At first glance, the inside and outside of the circle seem to appear very different: the inside has finite area, while the outside has infinite area. However, here’s a slightly different situation where the inside and outside are obviously interchangable: replace $\R^2$ with the sphere $S^2$, and draw the circle as the equator. Then the “inside” is the northern hemisphere, and the “outside” is the southern hemisphere, and obviously we can just do a reflection to interchange them.

It seems like a huge leap to replace the plane with the sphere, but the sphere is really just the plane with one additional point! Put another way, suppose we could draw $\Gamma$ on the sphere. Our drawing would miss at least point, and if we cut open the sphere at that one point we could stretch the sphere out and lay it flat on the plane, giving a drawing of $\Gamma$ on the plane.

That sounded vague, but one way it can be made precise is the following: through stereographic projection, which the wikipedia page makes look complicated, but is really just this picture:

Draw the sphere as the unit sphere centerred at the origin, so the North pole is the point $N=(0,0,1)$. Then, for any point $Z\neq N$ on the sphere, there is a unique line through $N$ and $Z$. That line will meet the $xy$ plane in a unique point $z$. Similarly, given any point $z$ in the $xy$ plane, the line through $z$ and $N$ will meet the sphere in one other point $Z$. This gives a bijection between points on the plane, and points on there sphere (except for the north pole).

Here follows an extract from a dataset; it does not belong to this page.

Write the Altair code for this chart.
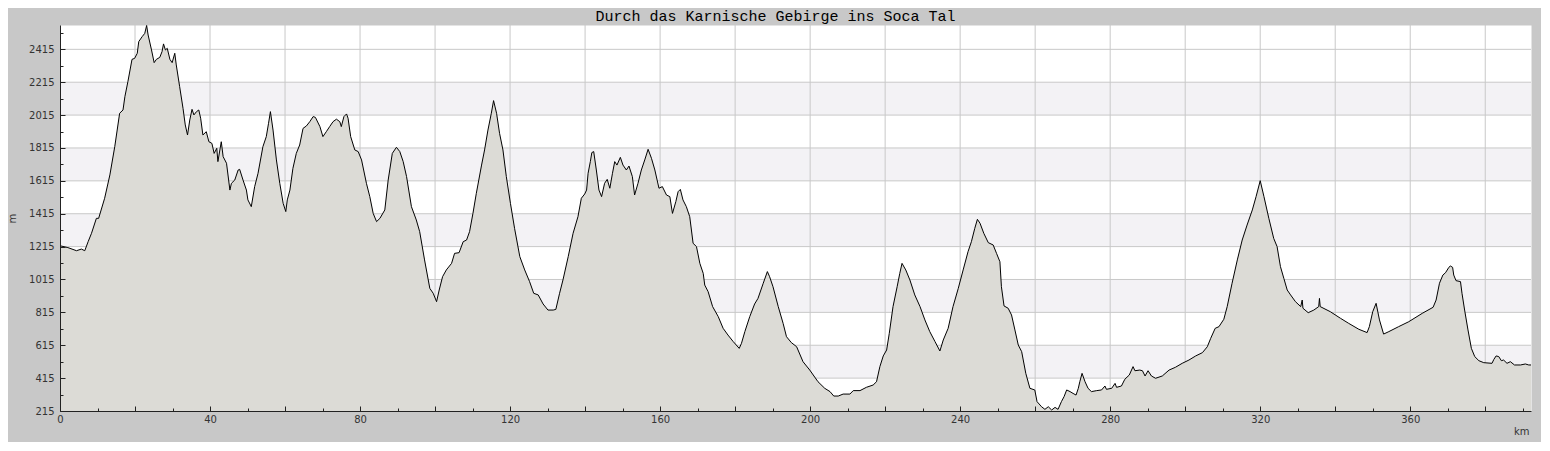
import altair as alt
import pandas as pd

TITLE = "Durch das Karnische Gebirge ins Soca Tal"

km = [0.0, 0.2, 2.1, 4.4, 5.7, 6.6, 7.5, 8.4, 9.7, 10.3, 11.9, 13.3, 14.6, 15.9, 16.8, 17.3, 18.1, 19.2, 19.9,
      20.6, 21.0, 21.9, 22.6, 23.1, 23.5, 24.4, 25.1, 25.7, 26.6, 27.2, 27.6, 28.1, 28.6, 29.3, 29.9, 30.6, 31.0,
      31.9, 32.8, 33.4, 34.0, 34.6, 35.2, 35.7, 36.4, 37.0, 37.5, 38.1, 39.0, 39.7, 40.5, 41.1, 41.8, 42.1, 43.0,
      43.5, 44.4, 45.3, 45.7, 46.6, 47.5, 47.9, 48.8, 49.7, 50.1, 51.0, 51.9, 52.8, 54.1, 55.0, 55.6, 56.1, 56.8,
      57.7, 58.6, 59.5, 60.2, 60.6, 61.3, 62.1, 63.0, 63.9, 64.8, 65.7, 66.6, 67.5, 68.1, 69.3, 70.1, 71.0, 71.9,
      72.8, 73.7, 74.6, 75.0, 75.7, 76.4, 76.8, 77.5, 78.6, 79.5, 80.4, 81.7, 82.6, 83.5, 84.4, 85.3, 86.6, 87.5,
      88.6, 89.7, 90.6, 91.5, 92.4, 93.7, 95.0, 95.9, 97.2, 98.6, 99.5, 100.4, 101.1, 102.0, 103.0, 104.4, 105.2,
      106.4, 107.5, 108.4, 109.2, 110.1, 111.0, 112.4, 113.2, 114.1, 115.0, 115.6, 116.4, 117.2, 118.1, 119.0,
      120.1, 121.2, 122.6, 123.9, 125.2, 126.3, 127.5, 128.8, 130.1, 131.5, 132.2, 133.2, 134.1, 135.5, 136.8,
      138.1, 139.0, 139.9, 140.4, 140.8, 141.4, 141.8, 142.3, 143.0, 143.7, 144.4, 145.2, 145.9, 146.6, 147.3,
      147.9, 148.5, 149.4, 150.1, 151.0, 151.7, 152.6, 153.2, 154.1, 155.0, 155.9, 156.8, 157.7, 158.6, 159.7,
      160.6, 161.7, 162.6, 163.3, 164.2, 164.8, 165.4, 166.1, 167.0, 167.9, 168.8, 169.7, 170.6, 171.5, 171.9,
      172.8, 174.0, 175.5, 176.8, 178.1, 179.5, 181.1, 181.7, 182.6, 183.9, 185.2, 186.1, 187.5, 188.6, 189.2,
      190.1, 191.5, 192.8, 193.7, 195.0, 196.4, 198.1, 199.9, 202.1, 203.9, 205.3, 206.3, 207.5, 208.8, 210.6,
      211.5, 213.3, 215.0, 216.8, 217.7, 218.6, 219.5, 220.4, 221.1, 222.1, 223.2, 223.9, 224.5, 225.5, 226.6,
      227.9, 229.3, 230.6, 231.9, 233.3, 234.6, 235.5, 236.8, 238.1, 239.5, 240.8, 242.1, 243.0, 243.9, 244.6,
      245.3, 246.3, 247.5, 248.8, 249.7, 250.6, 251.0, 251.7, 252.8, 253.7, 254.6, 255.5, 256.4, 257.5, 258.6,
      259.9, 260.5, 261.7, 262.6, 263.5, 264.4, 265.3, 266.1, 267.0, 267.7, 268.4, 269.3, 270.1, 270.9, 271.5,
      271.9, 272.5, 273.3, 274.1, 275.0, 276.4, 277.7, 278.6, 279.0, 280.4, 281.3, 281.7, 283.0, 283.9, 285.1,
      286.1, 286.6, 287.9, 288.6, 289.3, 290.1, 291.0, 292.1, 293.9, 295.7, 297.4, 299.2, 301.0, 302.8, 304.6,
      305.9, 306.8, 308.0, 309.0, 310.3, 311.2, 312.5, 313.9, 315.2, 316.5, 317.9, 318.9, 320.0, 321.0, 322.3,
      323.6, 324.5, 325.4, 326.3, 327.2, 328.1, 329.4, 330.8, 331.2, 331.4, 332.8, 334.3, 335.6, 335.8, 336.0,
      338.7, 341.4, 343.6, 346.3, 348.5, 349.1, 350.0, 350.9, 351.8, 352.9, 354.3, 356.9, 359.6, 363.2, 366.1,
      366.9, 367.8, 368.7, 369.4, 370.3, 370.7, 371.3, 371.6, 372.2, 373.4, 373.8, 374.5, 375.4, 376.3, 377.2,
      378.3, 379.6, 381.8, 382.3, 382.9, 383.6, 384.3, 384.9, 385.8, 386.7, 387.8, 389.4, 390.7, 391.6, 392.2]

elev = [1222, 1219, 1209, 1190, 1200, 1190, 1245, 1296, 1387, 1387, 1509, 1651, 1823, 2026, 2046, 2127, 2218, 2354, 2360,
        2391, 2462, 2492, 2512, 2560, 2502, 2411, 2334, 2354, 2366, 2401, 2448, 2411, 2421, 2354, 2334, 2391, 2320,
        2188, 2056, 1955, 1894, 1985, 2050, 2016, 2036, 2046, 1996, 1894, 1914, 1853, 1843, 1782, 1813, 1732, 1853,
        1762, 1722, 1559, 1600, 1620, 1681, 1685, 1620, 1559, 1499, 1458, 1580, 1661, 1823, 1884, 1965, 2036, 1924,
        1742, 1600, 1478, 1428, 1499, 1559, 1691, 1782, 1833, 1934, 1949, 1975, 2006, 2001, 1945, 1884, 1914, 1945,
        1975, 1990, 1975, 1945, 2006, 2022, 1996, 1884, 1803, 1793, 1742, 1600, 1519, 1417, 1367, 1387, 1438, 1620,
        1782, 1819, 1793, 1732, 1641, 1458, 1377, 1306, 1134, 961, 931, 880, 951, 1032, 1073, 1113, 1174,
        1178, 1245, 1255, 1306, 1417, 1539, 1711, 1803, 1924, 2026, 2103, 2026, 1904, 1803, 1641,
        1478, 1326, 1154, 1073, 1002, 931, 921, 866, 829, 829, 833, 931, 1012, 1154, 1296,
        1397, 1509, 1535, 1559, 1661, 1732, 1787, 1793, 1681, 1559, 1519, 1600, 1624, 1570, 1661,
        1732, 1711, 1758, 1711, 1681, 1705, 1641, 1529, 1600, 1681, 1742, 1807, 1752, 1681, 1570,
        1580, 1529, 1519, 1417, 1489, 1549, 1563, 1499, 1458, 1397, 1235, 1215, 1113, 1052, 981,
        941, 850, 789, 718, 677, 637, 596, 627, 698, 789, 866, 900, 992, 1063, 1032,
        971, 850, 748, 667, 631, 606, 515, 464, 393, 353, 333, 306, 306, 318, 318,
        339, 339, 359, 373, 393, 485, 550, 586, 687, 850, 971, 1052, 1113, 1073, 1012,
        921, 850, 769, 698, 637, 580, 647, 718, 850, 961, 1073, 1184, 1245, 1326, 1381,
        1357, 1296, 1239, 1225, 1174, 1123, 971, 854, 840, 799, 708, 616, 576, 444, 353,
        343, 272, 241, 225, 241, 221, 237, 225, 272, 302, 343, 333, 322, 312, 353,
        393, 444, 393, 353, 333, 339, 343, 367, 347, 353, 383, 359, 367, 408, 434,
        485, 460, 464, 460, 428, 460, 428, 414, 428, 464, 481, 505, 525, 550, 570,
        606, 657, 718, 728, 773, 850, 992, 1134, 1255, 1346, 1438, 1519, 1616, 1519, 1387,
        1265, 1215, 1093, 1022, 951, 921, 880, 850, 890, 840, 813, 829, 850, 900, 850,
        819, 779, 748, 712, 692, 728, 819, 870, 769, 683, 698, 728, 758, 809, 846,
        890, 992, 1042, 1056, 1089, 1097, 1089, 1042, 1008, 1002, 931, 829, 708, 596, 546,
        521, 509, 505, 529, 550, 546, 521, 525, 505, 515, 495, 495, 501, 495, 495]

x_labels = [0, 40, 80, 120, 160, 200, 240, 280, 320, 360]
x_major = [0, 20, 40, 60, 80, 100, 120, 140, 160, 180, 200, 220, 240, 260, 280, 300, 320, 340, 360, 380]
x_minor = [10, 30, 50, 70, 90, 110, 130, 150, 170, 190, 210, 230, 250, 270, 290, 310, 330, 350, 370, 390]
y_major = [215, 415, 615, 815, 1015, 1215, 1415, 1615, 1815, 2015, 2215, 2415]
y_minor = [315, 515, 715, 915, 1115, 1315, 1515, 1715, 1915, 2115, 2315, 2515]
grid_x = [20, 40, 60, 80, 100, 120, 140, 160, 180, 200, 220, 240, 260, 280, 300, 320, 340, 360, 380]
grid_y = [415, 615, 815, 1015, 1215, 1415, 1615, 1815, 2015, 2215, 2415]
band_lo = [415, 815, 1215, 1615, 2015]
band_hi = [615, 1015, 1415, 1815, 2215]
X_DOMAIN = [0, 392.2]
Y_DOMAIN = [215, 2563]

W, H = 1471, 386
FONT = "DejaVu Sans"
TXT = "#333333"
AXC = "#222222"

xs = alt.Scale(domain=X_DOMAIN, nice=False, zero=False)
ys = alt.Scale(domain=Y_DOMAIN, nice=False, zero=False)

prof = pd.DataFrame({"km": km, "elev": elev})
bands_df = pd.DataFrame({"lo": band_lo, "hi": band_hi})
gx_df = pd.DataFrame({"gx": grid_x})
gy_df = pd.DataFrame({"gy": grid_y})


def tick_axis(orient, values, size):
    return alt.Axis(orient=orient, values=values, tickSize=size, offset=-size, domain=False,
                    labels=False, title="", grid=False, tickColor=AXC, tickWidth=1, zindex=2)


main_x = alt.Axis(orient="bottom", values=x_labels, ticks=False, tickSize=0, labelPadding=3, format="d",
                  domainColor=AXC, labelFont=FONT, labelFontSize=10, labelColor=TXT, labelFlush=False,
                  title="km", titleFont=FONT, titleFontSize=10, titleFontWeight="normal", titleColor=TXT,
                  titleAnchor="end", titleAlign="right", titleX=W - 2, titleY=23,
                  titleBaseline="alphabetic", grid=False, zindex=2)
main_y = alt.Axis(orient="left", values=y_major, ticks=False, tickSize=0, labelPadding=6, format="d",
                  domainColor=AXC, labelFont=FONT, labelFontSize=10, labelColor=TXT, labelFlush=False,
                  title="m", titleFont=FONT, titleFontSize=10, titleFontWeight="normal", titleColor=TXT,
                  titleX=-45, titleY=H / 2, titleAngle=270, titleAlign="center",
                  titleBaseline="alphabetic", grid=False, zindex=2)

bands = alt.Chart(bands_df).mark_rect(color="#f3f2f5").encode(
    y=alt.Y("lo:Q", scale=ys, axis=None), y2="hi:Q", x=alt.value(0), x2=alt.value(W))

vgrid = alt.Chart(gx_df).mark_rule(color="#c8c8c8", strokeWidth=1).encode(
    x=alt.X("gx:Q", scale=xs, axis=tick_axis("bottom", x_major, 5)), y=alt.value(0), y2=alt.value(H))

hgrid = alt.Chart(gy_df).mark_rule(color="#c8c8c8", strokeWidth=1).encode(
    y=alt.Y("gy:Q", scale=ys, axis=tick_axis("left", y_major, 5)), x=alt.value(0), x2=alt.value(W))

area = alt.Chart(prof).mark_area(color="#dcdbd6", clip=True).encode(
    x=alt.X("km:Q", scale=xs, axis=main_x), y=alt.Y("elev:Q", scale=ys, axis=main_y))

line = alt.Chart(prof).mark_line(color="#000000", strokeWidth=1, clip=True).encode(
    x=alt.X("km:Q", scale=xs, axis=tick_axis("bottom", x_minor, 3)),
    y=alt.Y("elev:Q", scale=ys, axis=tick_axis("left", y_minor, 3)))

chart = alt.layer(bands, vgrid, hgrid, area, line).resolve_axis(
    x="independent", y="independent"
).properties(
    width=W, height=H,
    title=alt.TitleParams(TITLE, font="Liberation Mono", fontSize=15, fontWeight="normal", color="#000000",
                          anchor="middle", frame="group", dx=-20, dy=14, offset=3, baseline="alphabetic"),
    padding={"left": 52, "top": 17, "right": 10, "bottom": 31},
    autosize=alt.AutoSizeParams(type="none"),
    background="#c8c8c8",
).configure_view(fill="white", stroke="transparent")

chart.save("out.html", embed_options={"renderer": "svg", "actions": False})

If discussion above we slightly lacking, there are lots of fun videos showing (variations of) stereographic projection on youtube. I mentioned in particular Henry Segerman’s videos that illustrated this using shadows and 3-d printed spheres.

Back to planar graphs

If that digression into topology seemed long and pointless, the upshot is that if we’re trying to prove a Hamiltonian graph is nonplanar, we can treat the inside and the outside of the circle as equivalent, and so when we try to add the very first edge we may as well put it inside. This gives us one less choice, and so makes our proofs about half as long! We will use this trick to show that:

The complete graph $K_5$ isn’t planar

The proof is similar, in that we begin by picking a Hamiltonian cycle, say, $a-b-c-d-e-a$, and drawing this as a cirlce in the plane, and then try to add the remaining edges. $K_5$ has $5\cdot 4/2=10$ edges, and 5 are contained in the cycle, so we have 5 more edges to add – $a-c, a-d, b-d,b-e$ and $c-e$.

Since the inside and outside of the circle are equivalent, we will assume the first edge $a-c$ is drawn inside the circle, giving us the following picture:

It may be tempting to next consider the edge $a-d$, but this could be drawn either inside or outside the circle, and so we’d have to start considering cases. We get a shorter, cleaner proof if we now move on to the vertex $b$.

The vertex $b$ is separated from $d$ and $e$ on the inside of the circle by the line $ac$, and hence the edges $b-e$ and $b-d$ must be drawn on the outside of the circle. These edges separate $a$ from $d$ on the outside of the circle, and so this must be drawn inside, giving the following picture:

But now we cannot add the final $c-e$, as $c$ and $e$ are separated from each other on both the outside and the inside of the circle.